---------- GIVEN DATA ----------

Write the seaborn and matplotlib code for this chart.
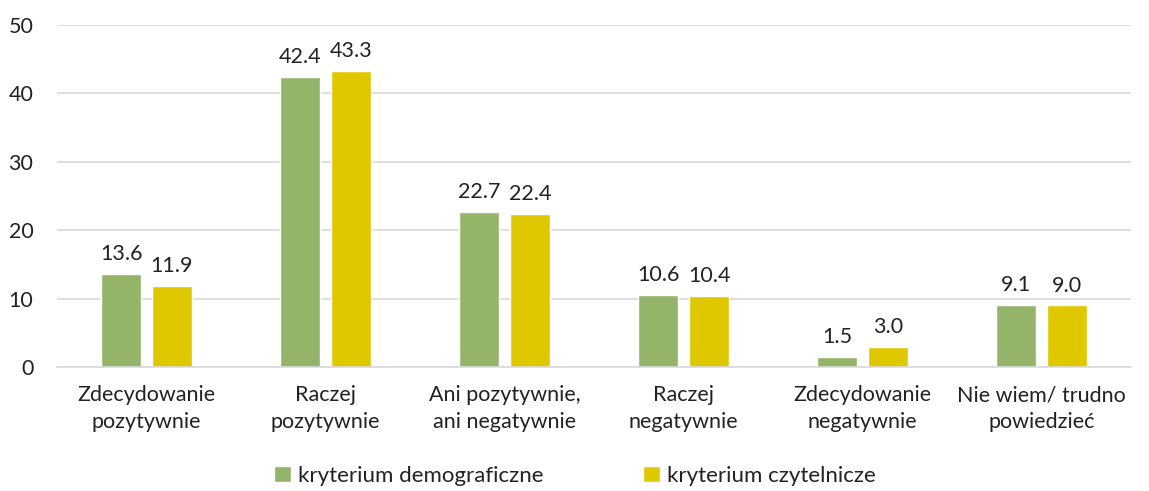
import matplotlib
matplotlib.use('Agg')
import matplotlib.pyplot as plt
import seaborn as sns
import pandas as pd

categories = ['Zdecydowanie\npozytywnie', 'Raczej\npozytywnie', 'Ani pozytywnie,\nani negatywnie',
              'Raczej\nnegatywnie', 'Zdecydowanie\nnegatywnie', 'Nie wiem/ trudno\npowiedzieć']
demograficzne = [13.6, 42.4, 22.7, 10.6, 1.5, 9.1]
czytelnicze = [11.9, 43.3, 22.4, 10.4, 3.0, 9.0]
series = ['kryterium demograficzne', 'kryterium czytelnicze']
colors = ['#94B46A', '#E0C800']

df = pd.DataFrame({
    'kategoria': categories * 2,
    'wartosc': demograficzne + czytelnicze,
    'seria': [series[0]] * 6 + [series[1]] * 6,
})

sns.set_style('white')
plt.rcParams['font.family'] = ['Lato', 'DejaVu Sans']

fig = plt.figure(figsize=(11.49, 4.91), dpi=100)
ax = fig.add_axes([0.0496, 0.2525, 0.935, 0.6965])

sns.barplot(data=df, x='kategoria', y='wartosc', hue='seria', palette=colors,
            width=0.568, gap=0.216, ax=ax, saturation=1)

for cont in ax.containers:
    ax.bar_label(cont, fmt='%.1f', padding=7, fontsize=15.5, color='#222222')

ax.set_ylim(0, 50)
ax.set_yticks(range(0, 51, 10))
ax.yaxis.grid(True, color='#D9D9D9', linewidth=1.2)
ax.set_axisbelow(True)
for s in ['top', 'right', 'left']:
    ax.spines[s].set_visible(False)
ax.spines['bottom'].set_color('#D9D9D9')
ax.spines['bottom'].set_linewidth(1.2)
ax.tick_params(axis='both', length=0, labelsize=15.5, colors='#222222')
ax.tick_params(axis='y', pad=17)
ax.tick_params(axis='x', pad=13)
for lbl in ax.get_xticklabels():
    lbl.set_linespacing(1.45)
ax.set_xlabel('')
ax.set_ylabel('')

ax.legend(loc='lower center', bbox_to_anchor=(0.482, -0.405), ncol=2, frameon=False,
          fontsize=16, handlelength=0.75, handleheight=0.75, handletextpad=0.3,
          columnspacing=4.5, labelcolor='#222222')

fig.savefig('out.png', dpi=100)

----------

Transcribe the whole listing, character for character, but not its images.

_REPLY_
Write the seaborn and matplotlib code for this chart.
import matplotlib
matplotlib.use('Agg')
import matplotlib.pyplot as plt
import seaborn as sns
import pandas as pd

categories = ['Zdecydowanie\npozytywnie', 'Raczej\npozytywnie', 'Ani pozytywnie,\nani negatywnie',
              'Raczej\nnegatywnie', 'Zdecydowanie\nnegatywnie', 'Nie wiem/ trudno\npowiedzieć']
demograficzne = [13.6, 42.4, 22.7, 10.6, 1.5, 9.1]
czytelnicze = [11.9, 43.3, 22.4, 10.4, 3.0, 9.0]
series = ['kryterium demograficzne', 'kryterium czytelnicze']
colors = ['#94B46A', '#E0C800']

df = pd.DataFrame({
    'kategoria': categories * 2,
    'wartosc': demograficzne + czytelnicze,
    'seria': [series[0]] * 6 + [series[1]] * 6,
})

sns.set_style('white')
plt.rcParams['font.family'] = ['Lato', 'DejaVu Sans']

fig = plt.figure(figsize=(11.49, 4.91), dpi=100)
ax = fig.add_axes([0.0496, 0.2525, 0.935, 0.6965])

sns.barplot(data=df, x='kategoria', y='wartosc', hue='seria', palette=colors,
            width=0.568, gap=0.216, ax=ax, saturation=1)

for cont in ax.containers:
    ax.bar_label(cont, fmt='%.1f', padding=7, fontsize=15.5, color='#222222')

ax.set_ylim(0, 50)
ax.set_yticks(range(0, 51, 10))
ax.yaxis.grid(True, color='#D9D9D9', linewidth=1.2)
ax.set_axisbelow(True)
for s in ['top', 'right', 'left']:
    ax.spines[s].set_visible(False)
ax.spines['bottom'].set_color('#D9D9D9')
ax.spines['bottom'].set_linewidth(1.2)
ax.tick_params(axis='both', length=0, labelsize=15.5, colors='#222222')
ax.tick_params(axis='y', pad=17)
ax.tick_params(axis='x', pad=13)
for lbl in ax.get_xticklabels():
    lbl.set_linespacing(1.45)
ax.set_xlabel('')
ax.set_ylabel('')

ax.legend(loc='lower center', bbox_to_anchor=(0.482, -0.405), ncol=2, frameon=False,
          fontsize=16, handlelength=0.75, handleheight=0.75, handletextpad=0.3,
          columnspacing=4.5, labelcolor='#222222')

fig.savefig('out.png', dpi=100)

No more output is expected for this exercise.